__Problem__
Set the data down again, exactly as it reads, but without the pictures.

==*==

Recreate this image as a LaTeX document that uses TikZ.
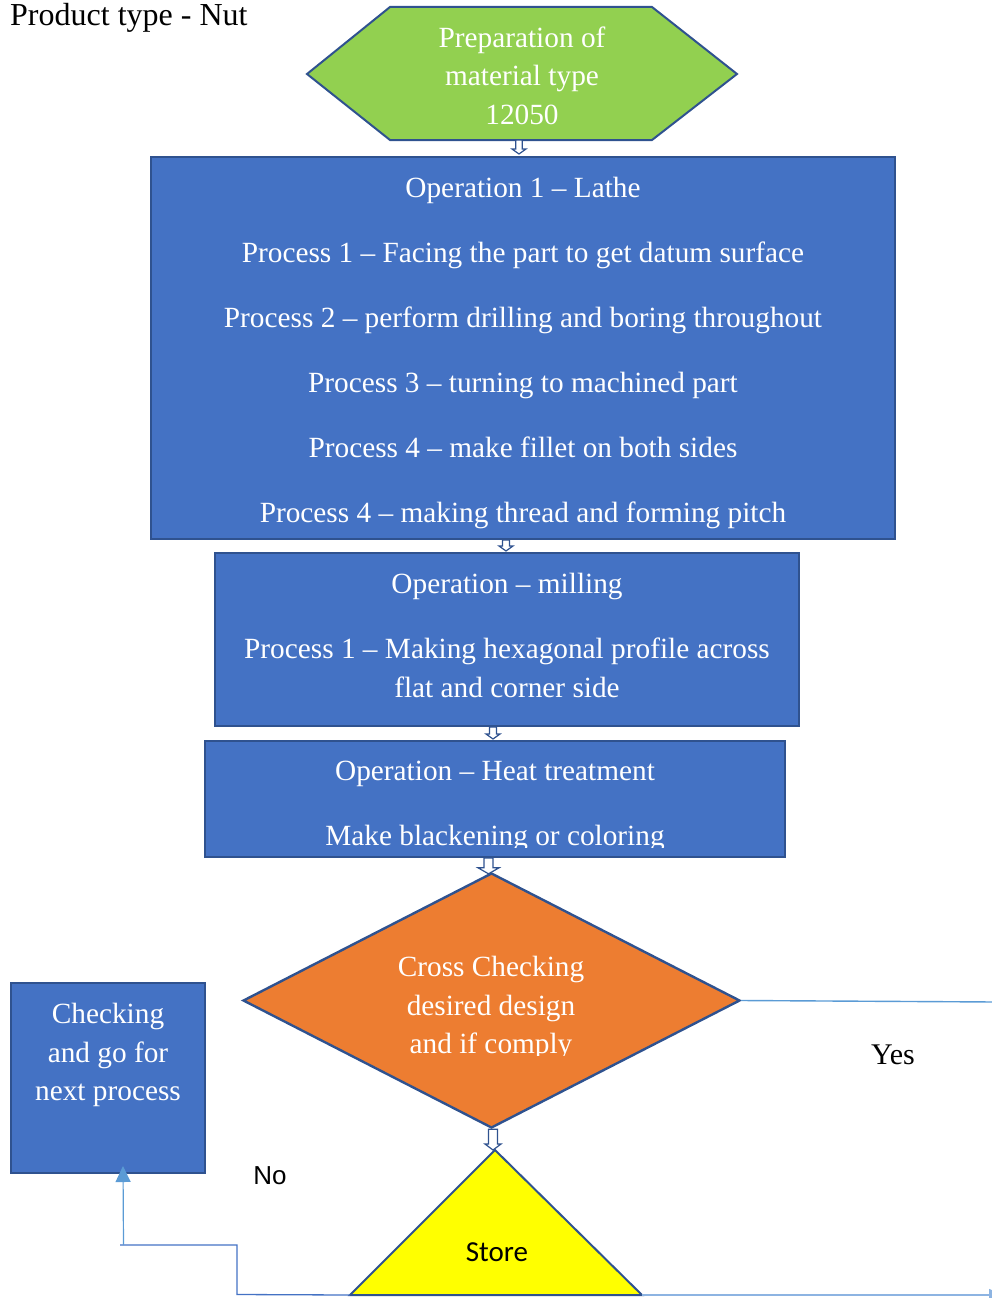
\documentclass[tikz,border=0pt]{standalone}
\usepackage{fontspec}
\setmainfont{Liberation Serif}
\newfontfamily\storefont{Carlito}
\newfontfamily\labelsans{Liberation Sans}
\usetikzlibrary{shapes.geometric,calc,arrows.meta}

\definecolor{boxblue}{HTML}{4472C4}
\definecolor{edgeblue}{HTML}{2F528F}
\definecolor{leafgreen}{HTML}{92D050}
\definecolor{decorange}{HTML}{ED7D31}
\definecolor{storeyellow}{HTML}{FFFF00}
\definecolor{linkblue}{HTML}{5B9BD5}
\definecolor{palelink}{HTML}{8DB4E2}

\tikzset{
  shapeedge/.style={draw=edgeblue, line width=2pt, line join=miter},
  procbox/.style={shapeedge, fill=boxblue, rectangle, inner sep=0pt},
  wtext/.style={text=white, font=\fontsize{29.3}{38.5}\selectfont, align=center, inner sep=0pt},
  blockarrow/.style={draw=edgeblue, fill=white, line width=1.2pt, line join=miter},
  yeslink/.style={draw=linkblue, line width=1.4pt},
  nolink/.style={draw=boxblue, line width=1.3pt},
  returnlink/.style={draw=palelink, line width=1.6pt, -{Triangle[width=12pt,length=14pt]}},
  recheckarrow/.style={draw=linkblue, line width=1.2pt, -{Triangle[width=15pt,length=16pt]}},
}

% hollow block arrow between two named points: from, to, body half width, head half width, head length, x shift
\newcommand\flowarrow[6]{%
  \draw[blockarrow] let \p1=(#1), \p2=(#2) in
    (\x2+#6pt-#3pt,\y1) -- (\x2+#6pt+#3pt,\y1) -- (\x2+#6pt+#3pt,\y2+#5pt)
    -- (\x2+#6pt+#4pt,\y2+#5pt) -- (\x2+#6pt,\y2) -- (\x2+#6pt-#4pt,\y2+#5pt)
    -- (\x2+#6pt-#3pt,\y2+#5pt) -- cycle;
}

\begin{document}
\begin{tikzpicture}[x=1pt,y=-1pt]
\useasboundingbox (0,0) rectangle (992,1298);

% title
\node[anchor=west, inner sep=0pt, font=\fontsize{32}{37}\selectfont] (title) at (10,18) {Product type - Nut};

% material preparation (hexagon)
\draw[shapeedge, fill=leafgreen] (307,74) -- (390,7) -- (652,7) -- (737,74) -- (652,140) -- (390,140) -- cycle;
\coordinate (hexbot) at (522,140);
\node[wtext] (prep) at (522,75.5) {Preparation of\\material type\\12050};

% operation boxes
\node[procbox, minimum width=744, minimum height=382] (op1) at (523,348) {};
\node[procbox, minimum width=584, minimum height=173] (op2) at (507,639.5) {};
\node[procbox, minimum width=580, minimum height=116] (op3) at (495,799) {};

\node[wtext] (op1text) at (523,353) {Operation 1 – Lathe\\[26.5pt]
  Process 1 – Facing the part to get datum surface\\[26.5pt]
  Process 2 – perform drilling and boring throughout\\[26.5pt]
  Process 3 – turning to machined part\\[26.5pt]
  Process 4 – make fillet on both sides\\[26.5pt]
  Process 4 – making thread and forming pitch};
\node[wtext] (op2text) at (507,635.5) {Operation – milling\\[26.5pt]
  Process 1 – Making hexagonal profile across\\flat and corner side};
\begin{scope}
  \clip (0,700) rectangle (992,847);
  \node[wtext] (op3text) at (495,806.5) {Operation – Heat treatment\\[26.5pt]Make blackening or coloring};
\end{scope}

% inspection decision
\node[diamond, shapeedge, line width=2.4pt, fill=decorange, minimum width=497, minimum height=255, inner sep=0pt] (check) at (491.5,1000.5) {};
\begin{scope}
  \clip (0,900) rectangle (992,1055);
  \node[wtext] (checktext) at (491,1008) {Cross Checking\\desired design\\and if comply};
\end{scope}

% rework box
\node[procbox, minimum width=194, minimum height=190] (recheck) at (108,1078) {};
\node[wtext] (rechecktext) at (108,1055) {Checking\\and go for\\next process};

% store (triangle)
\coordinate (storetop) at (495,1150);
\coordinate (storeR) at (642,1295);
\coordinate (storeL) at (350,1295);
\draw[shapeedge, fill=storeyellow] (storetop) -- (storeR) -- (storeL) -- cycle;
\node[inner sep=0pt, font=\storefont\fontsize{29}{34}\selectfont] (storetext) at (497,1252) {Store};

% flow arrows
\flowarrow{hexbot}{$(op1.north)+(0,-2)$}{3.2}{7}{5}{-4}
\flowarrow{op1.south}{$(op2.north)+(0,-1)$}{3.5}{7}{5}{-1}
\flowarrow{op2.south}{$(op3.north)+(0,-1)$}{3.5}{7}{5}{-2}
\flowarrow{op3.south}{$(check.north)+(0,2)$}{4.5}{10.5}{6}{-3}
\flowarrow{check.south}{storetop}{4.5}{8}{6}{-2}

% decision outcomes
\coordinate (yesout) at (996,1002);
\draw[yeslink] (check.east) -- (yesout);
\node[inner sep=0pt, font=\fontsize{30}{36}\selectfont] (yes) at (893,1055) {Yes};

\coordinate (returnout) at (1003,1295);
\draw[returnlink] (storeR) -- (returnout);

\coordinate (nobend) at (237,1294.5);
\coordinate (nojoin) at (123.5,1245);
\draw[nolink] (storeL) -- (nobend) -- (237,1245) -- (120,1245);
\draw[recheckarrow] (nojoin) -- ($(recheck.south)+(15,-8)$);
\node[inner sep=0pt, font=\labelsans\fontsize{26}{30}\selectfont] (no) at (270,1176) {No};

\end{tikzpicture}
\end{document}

==*==

__Correct output__
Recreate this image as a LaTeX document that uses TikZ.
\documentclass[tikz,border=0pt]{standalone}
\usepackage{fontspec}
\setmainfont{Liberation Serif}
\newfontfamily\storefont{Carlito}
\newfontfamily\labelsans{Liberation Sans}
\usetikzlibrary{shapes.geometric,calc,arrows.meta}

\definecolor{boxblue}{HTML}{4472C4}
\definecolor{edgeblue}{HTML}{2F528F}
\definecolor{leafgreen}{HTML}{92D050}
\definecolor{decorange}{HTML}{ED7D31}
\definecolor{storeyellow}{HTML}{FFFF00}
\definecolor{linkblue}{HTML}{5B9BD5}
\definecolor{palelink}{HTML}{8DB4E2}

\tikzset{
  shapeedge/.style={draw=edgeblue, line width=2pt, line join=miter},
  procbox/.style={shapeedge, fill=boxblue, rectangle, inner sep=0pt},
  wtext/.style={text=white, font=\fontsize{29.3}{38.5}\selectfont, align=center, inner sep=0pt},
  blockarrow/.style={draw=edgeblue, fill=white, line width=1.2pt, line join=miter},
  yeslink/.style={draw=linkblue, line width=1.4pt},
  nolink/.style={draw=boxblue, line width=1.3pt},
  returnlink/.style={draw=palelink, line width=1.6pt, -{Triangle[width=12pt,length=14pt]}},
  recheckarrow/.style={draw=linkblue, line width=1.2pt, -{Triangle[width=15pt,length=16pt]}},
}

% hollow block arrow between two named points: from, to, body half width, head half width, head length, x shift
\newcommand\flowarrow[6]{%
  \draw[blockarrow] let \p1=(#1), \p2=(#2) in
    (\x2+#6pt-#3pt,\y1) -- (\x2+#6pt+#3pt,\y1) -- (\x2+#6pt+#3pt,\y2+#5pt)
    -- (\x2+#6pt+#4pt,\y2+#5pt) -- (\x2+#6pt,\y2) -- (\x2+#6pt-#4pt,\y2+#5pt)
    -- (\x2+#6pt-#3pt,\y2+#5pt) -- cycle;
}

\begin{document}
\begin{tikzpicture}[x=1pt,y=-1pt]
\useasboundingbox (0,0) rectangle (992,1298);

% title
\node[anchor=west, inner sep=0pt, font=\fontsize{32}{37}\selectfont] (title) at (10,18) {Product type - Nut};

% material preparation (hexagon)
\draw[shapeedge, fill=leafgreen] (307,74) -- (390,7) -- (652,7) -- (737,74) -- (652,140) -- (390,140) -- cycle;
\coordinate (hexbot) at (522,140);
\node[wtext] (prep) at (522,75.5) {Preparation of\\material type\\12050};

% operation boxes
\node[procbox, minimum width=744, minimum height=382] (op1) at (523,348) {};
\node[procbox, minimum width=584, minimum height=173] (op2) at (507,639.5) {};
\node[procbox, minimum width=580, minimum height=116] (op3) at (495,799) {};

\node[wtext] (op1text) at (523,353) {Operation 1 – Lathe\\[26.5pt]
  Process 1 – Facing the part to get datum surface\\[26.5pt]
  Process 2 – perform drilling and boring throughout\\[26.5pt]
  Process 3 – turning to machined part\\[26.5pt]
  Process 4 – make fillet on both sides\\[26.5pt]
  Process 4 – making thread and forming pitch};
\node[wtext] (op2text) at (507,635.5) {Operation – milling\\[26.5pt]
  Process 1 – Making hexagonal profile across\\flat and corner side};
\begin{scope}
  \clip (0,700) rectangle (992,847);
  \node[wtext] (op3text) at (495,806.5) {Operation – Heat treatment\\[26.5pt]Make blackening or coloring};
\end{scope}

% inspection decision
\node[diamond, shapeedge, line width=2.4pt, fill=decorange, minimum width=497, minimum height=255, inner sep=0pt] (check) at (491.5,1000.5) {};
\begin{scope}
  \clip (0,900) rectangle (992,1055);
  \node[wtext] (checktext) at (491,1008) {Cross Checking\\desired design\\and if comply};
\end{scope}

% rework box
\node[procbox, minimum width=194, minimum height=190] (recheck) at (108,1078) {};
\node[wtext] (rechecktext) at (108,1055) {Checking\\and go for\\next process};

% store (triangle)
\coordinate (storetop) at (495,1150);
\coordinate (storeR) at (642,1295);
\coordinate (storeL) at (350,1295);
\draw[shapeedge, fill=storeyellow] (storetop) -- (storeR) -- (storeL) -- cycle;
\node[inner sep=0pt, font=\storefont\fontsize{29}{34}\selectfont] (storetext) at (497,1252) {Store};

% flow arrows
\flowarrow{hexbot}{$(op1.north)+(0,-2)$}{3.2}{7}{5}{-4}
\flowarrow{op1.south}{$(op2.north)+(0,-1)$}{3.5}{7}{5}{-1}
\flowarrow{op2.south}{$(op3.north)+(0,-1)$}{3.5}{7}{5}{-2}
\flowarrow{op3.south}{$(check.north)+(0,2)$}{4.5}{10.5}{6}{-3}
\flowarrow{check.south}{storetop}{4.5}{8}{6}{-2}

% decision outcomes
\coordinate (yesout) at (996,1002);
\draw[yeslink] (check.east) -- (yesout);
\node[inner sep=0pt, font=\fontsize{30}{36}\selectfont] (yes) at (893,1055) {Yes};

\coordinate (returnout) at (1003,1295);
\draw[returnlink] (storeR) -- (returnout);

\coordinate (nobend) at (237,1294.5);
\coordinate (nojoin) at (123.5,1245);
\draw[nolink] (storeL) -- (nobend) -- (237,1245) -- (120,1245);
\draw[recheckarrow] (nojoin) -- ($(recheck.south)+(15,-8)$);
\node[inner sep=0pt, font=\labelsans\fontsize{26}{30}\selectfont] (no) at (270,1176) {No};

\end{tikzpicture}
\end{document}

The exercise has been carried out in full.